Le 1er ministre Pedro Sanchez a annoncé hier une dissolution du Parlement espagnol. Il convoque des élections générales anticipées le 23 juillet prochain… C’est une annonce surprise qui intervient après une défaite cinglante de la gauche aux élections locales et régionales de dimanche. Le socialiste est un habitué des coups de poker mais là, personne n’avait vu venir la dissolution.

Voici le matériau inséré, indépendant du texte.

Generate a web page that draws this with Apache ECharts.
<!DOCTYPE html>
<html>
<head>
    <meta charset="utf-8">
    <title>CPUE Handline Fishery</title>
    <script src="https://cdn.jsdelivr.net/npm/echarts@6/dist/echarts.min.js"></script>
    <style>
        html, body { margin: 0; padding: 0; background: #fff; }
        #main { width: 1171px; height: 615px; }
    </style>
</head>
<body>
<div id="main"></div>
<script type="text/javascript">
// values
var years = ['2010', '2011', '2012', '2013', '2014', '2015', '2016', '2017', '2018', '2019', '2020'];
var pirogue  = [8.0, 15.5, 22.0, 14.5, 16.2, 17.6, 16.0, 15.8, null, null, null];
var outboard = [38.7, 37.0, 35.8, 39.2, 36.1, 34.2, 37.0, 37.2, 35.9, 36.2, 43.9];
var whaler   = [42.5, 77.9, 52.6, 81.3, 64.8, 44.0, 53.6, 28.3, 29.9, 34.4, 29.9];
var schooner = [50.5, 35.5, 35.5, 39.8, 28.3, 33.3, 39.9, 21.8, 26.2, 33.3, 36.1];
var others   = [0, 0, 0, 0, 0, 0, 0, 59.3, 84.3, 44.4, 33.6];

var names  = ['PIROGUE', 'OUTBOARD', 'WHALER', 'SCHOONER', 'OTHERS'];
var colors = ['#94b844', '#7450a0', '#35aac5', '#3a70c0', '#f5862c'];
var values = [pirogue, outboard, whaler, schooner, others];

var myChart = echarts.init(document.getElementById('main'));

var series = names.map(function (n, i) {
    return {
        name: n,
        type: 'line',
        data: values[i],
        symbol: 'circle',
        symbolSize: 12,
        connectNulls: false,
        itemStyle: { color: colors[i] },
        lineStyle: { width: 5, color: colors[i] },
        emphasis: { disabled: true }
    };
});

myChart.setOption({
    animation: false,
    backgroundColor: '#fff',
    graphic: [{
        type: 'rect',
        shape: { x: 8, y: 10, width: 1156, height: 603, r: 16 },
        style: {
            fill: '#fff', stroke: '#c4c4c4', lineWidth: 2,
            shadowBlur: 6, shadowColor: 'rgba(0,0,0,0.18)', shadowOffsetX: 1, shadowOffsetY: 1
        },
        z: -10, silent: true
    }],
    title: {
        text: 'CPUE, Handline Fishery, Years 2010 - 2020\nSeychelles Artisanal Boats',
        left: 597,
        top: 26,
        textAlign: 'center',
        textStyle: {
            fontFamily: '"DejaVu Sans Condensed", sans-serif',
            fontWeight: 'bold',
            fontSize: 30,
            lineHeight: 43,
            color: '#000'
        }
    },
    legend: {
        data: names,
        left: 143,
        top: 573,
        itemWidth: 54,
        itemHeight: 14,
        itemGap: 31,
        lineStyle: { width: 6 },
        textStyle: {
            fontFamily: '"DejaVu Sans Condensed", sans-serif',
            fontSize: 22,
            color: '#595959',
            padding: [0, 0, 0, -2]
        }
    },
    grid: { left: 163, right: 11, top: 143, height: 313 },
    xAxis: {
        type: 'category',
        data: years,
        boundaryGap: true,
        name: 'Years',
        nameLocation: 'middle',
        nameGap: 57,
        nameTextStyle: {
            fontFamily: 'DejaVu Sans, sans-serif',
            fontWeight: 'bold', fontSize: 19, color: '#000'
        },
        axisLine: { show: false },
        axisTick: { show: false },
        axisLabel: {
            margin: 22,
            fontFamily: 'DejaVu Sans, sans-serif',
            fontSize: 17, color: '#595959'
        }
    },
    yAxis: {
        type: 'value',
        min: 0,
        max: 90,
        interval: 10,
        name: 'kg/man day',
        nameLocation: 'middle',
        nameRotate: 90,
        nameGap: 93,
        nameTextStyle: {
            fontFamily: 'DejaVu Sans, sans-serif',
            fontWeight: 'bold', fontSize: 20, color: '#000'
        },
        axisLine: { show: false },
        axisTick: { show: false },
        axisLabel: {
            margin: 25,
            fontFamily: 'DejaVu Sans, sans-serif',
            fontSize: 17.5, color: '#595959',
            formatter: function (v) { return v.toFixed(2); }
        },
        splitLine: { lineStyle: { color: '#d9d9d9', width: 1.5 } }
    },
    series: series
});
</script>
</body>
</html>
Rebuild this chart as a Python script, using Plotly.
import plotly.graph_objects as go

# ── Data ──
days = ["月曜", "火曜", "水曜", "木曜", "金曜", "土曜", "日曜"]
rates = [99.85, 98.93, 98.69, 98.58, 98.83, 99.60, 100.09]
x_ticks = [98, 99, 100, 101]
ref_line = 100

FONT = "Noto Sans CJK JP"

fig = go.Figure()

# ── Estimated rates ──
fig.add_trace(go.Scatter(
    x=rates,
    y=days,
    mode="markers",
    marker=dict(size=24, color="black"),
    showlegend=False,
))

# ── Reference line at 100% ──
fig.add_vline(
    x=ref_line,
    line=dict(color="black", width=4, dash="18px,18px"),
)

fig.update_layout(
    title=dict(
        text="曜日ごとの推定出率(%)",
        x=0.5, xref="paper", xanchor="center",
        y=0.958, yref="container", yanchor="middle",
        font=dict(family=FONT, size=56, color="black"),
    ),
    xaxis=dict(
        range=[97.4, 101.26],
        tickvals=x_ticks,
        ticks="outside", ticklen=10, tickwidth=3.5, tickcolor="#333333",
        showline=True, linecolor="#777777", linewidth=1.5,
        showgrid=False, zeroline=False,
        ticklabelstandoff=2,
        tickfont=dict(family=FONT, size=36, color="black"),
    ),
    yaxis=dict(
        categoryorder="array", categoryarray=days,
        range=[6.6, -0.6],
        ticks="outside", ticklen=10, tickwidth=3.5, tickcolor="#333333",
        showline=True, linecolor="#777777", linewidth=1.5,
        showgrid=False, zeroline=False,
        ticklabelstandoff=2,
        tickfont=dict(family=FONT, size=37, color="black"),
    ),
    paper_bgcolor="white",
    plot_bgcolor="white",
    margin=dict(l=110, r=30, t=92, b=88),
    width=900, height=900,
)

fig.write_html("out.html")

Les élections générales devaient avoir lieu à la fin de l’année. Ce sera finalement dans 53 jours. Pedro Sanchez est au pouvoir depuis 5 ans, il gouverne en coalition avec la gauche radicale, Podemos, et le soutien extérieur des formations basques et catalanes.

Mais sa popularité est en chute libre et dimanche il a reçu un véritable camouflet : la gauche a perdu cinq régions – dont Valence, les Iles Baléares ou l’Aragon – au profit des conservateurs. Plusieurs grandes villes passent également à droite comme Séville.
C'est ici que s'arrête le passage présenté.